Another question concerns who is the one who expresses himself or herself: a person, an individual judge, a person occupying a position in the hierarchy of the judiciary, or a representative of a professional association. Clarifying the role answers the question of whom I represent and it is important from two perspectives: the limits of the obligation of reserve (broader in the case of persons with management positions) and the association of the message with a certain institution from the judiciary. When we express a personal and not an institutional opinion, in particular while holding a leading position or being part of a collegiate body (such as a judicial council), it is imperative to specify this fact (returning, of course, to the “why” and in particular why we have a minority opinion or one which differs from that of the institution we represent). In order not to fall into the ego trap, the feedback of colleagues is very important. There is a significant difference between courage accompanied by responsibility and nonconformism. If our opinion is rejected by the majority of the judiciary, it could also mean that the opinion is not valid or the proposed solution is premature, or that we have not explained it enough or we have not understood the context. It takes a reality check to find out if there are also other colleagues who think like us. We should ask ourselves if it is appropriate to express ourselves individually (and if we are the most suitable person to convey a particular message — why me?) or, on the contrary, if to achieve its purpose, the message should be a collective one. Associating with other fellow judges increases the impact of the message and, even if it might seem slightly opportunistic, it could protect us from disciplinary liability.
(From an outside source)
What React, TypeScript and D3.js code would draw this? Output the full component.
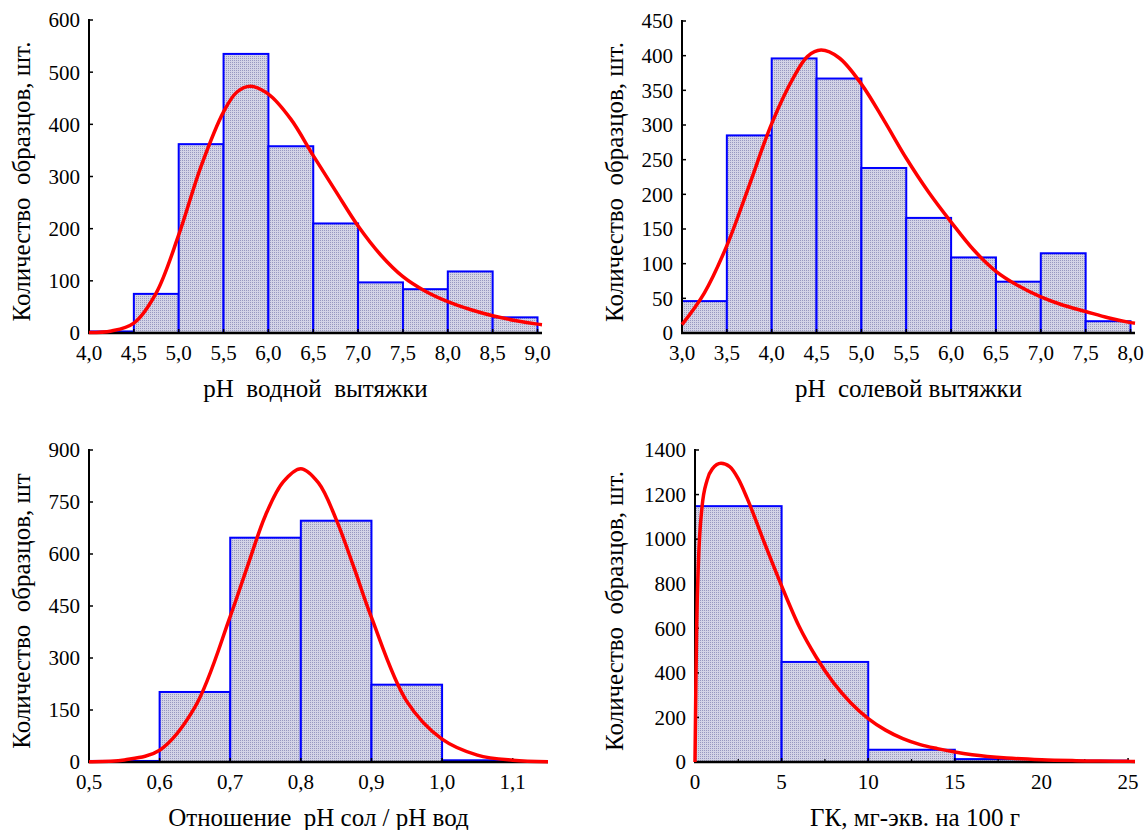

We need to know who we are addressing, who our audience is, because, depending on this, we will choose the topic and the language in which to communicate. We should also be aware of the possibility of others sharing our message on social media or of our message being reflected in the press. When speaking directly to the press, we should know, even if we are not a press judge, the profile of the TV or radio station, of the reporter, and of the audience, to be able to provide the most appropriate answers. It is preferable to respond in written form so that we can review the answers. Pay attention to what “off the record” means and to the use of informal communication with the media. We should never provide information that cannot be proven or that constitutes professional secrets. When asked to participate in a live TV or radio programme, we need an experience in communicating with the media and good verbal and non-verbal communication skills.
When choosing the message, the questions are: what we want to communicate (legal education, the image of a human judge, opinion on laws or public policies in the judiciary, etc.); how we choose the topics; how often we manifest ourselves publicly (beware the need for attention!); how well informed we are; or how much of the message represents a value judgment. We need to balance the quantity, the quality of the message and the timing required by a particular context. When the values of the rule of law are in danger, public expression is no longer just a simple right, but becomes an obligation of the judge, which can be manifested in various forms, including collective public protests.
How do we express ourselves publicly? Tone makes the music. The text may be formal or informal depending on the nature of the channel used and the information transmitted. It is recommended to have a structure, in order to be easily understood and to avoid possible distortions of the message. Words are important. They must be chosen carefully. Words can create emotions, change beliefs and behaviors. Caution is necessary when posting images, especially if they are about our personal lives. We can reach out to the general public by presenting a human face of a judge, a person with passions and hobbies like everyone else. Beware, however, of perception.
Instead of a conclusion, I choose to say that what I have written above is an introspection, representing my personal opinion and it is based on my experience in public communication.